Die Männer in Tokarjewas Erzählungen sind zuallererst Kind-Männer, zarte Genies, die jammern, gelobt werden wollen, sich gehenlassen, in jeder Partnerin eine Mutterfigur, und bei dieser den erlösenden Orgasmus suchen, und schlussendlich weder sich selbst, geschweigedenn eine erfüllende Partnerschaft finden. Auch die weiblichen Gestalten wirken zumeist erschreckend eindimensional, indem sie überwunden geglaubte klassische Vorlagen (Heilige und Hure) imitieren, sich hingeben, opfern. Umso erstaunlicher finde ich in diesem Zusammenhang das auf dem Bucheinband abgedruckte Zitat von Alice Schwarzer: "Ich habe ihre so schaurig-wahren, mitreißend komischen Geschichten mit höchstem Genuss gelesen." Wer vermag schon das Verharren in Erniedrigung, sei es nun agierend oder duldend, "mitreißend komisch" zu finden?
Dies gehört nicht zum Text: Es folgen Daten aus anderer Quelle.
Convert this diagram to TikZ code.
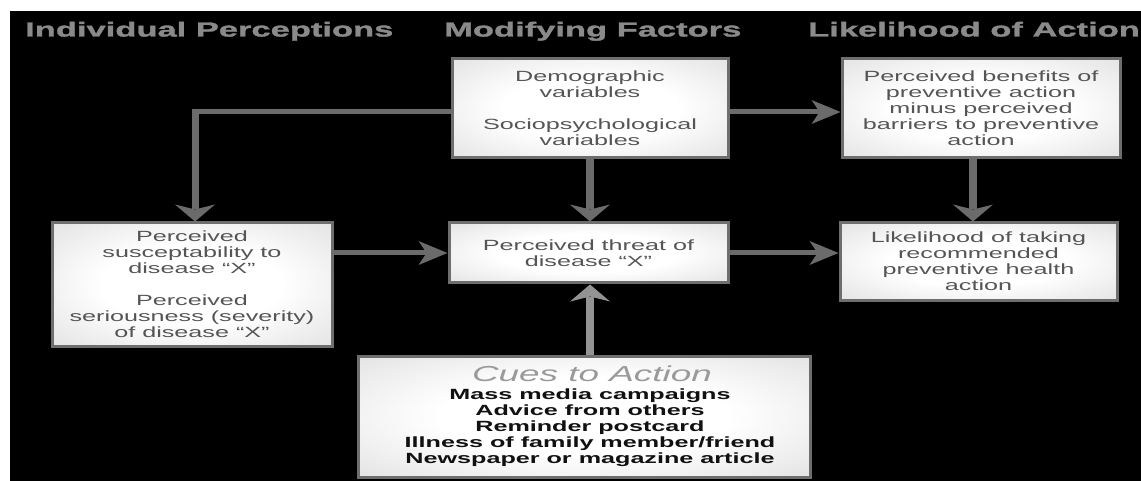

Aber vielleicht ist auch nur der Rezensent vom geistreichen Schaffen anderer junger Russen zu verwöhnt und misst Viktorija Tokarjewa an Schöpfern außergewöhnlicher zeitgenössischer Literatur wie Viktor Pelewin oder Wladimir Kaminer?!

(S. Gabriel)


Viktorija Tokarjewa: "Der Pianist. Und andere Erzählungen"
Aus dem Russischen von Angelika Schneider.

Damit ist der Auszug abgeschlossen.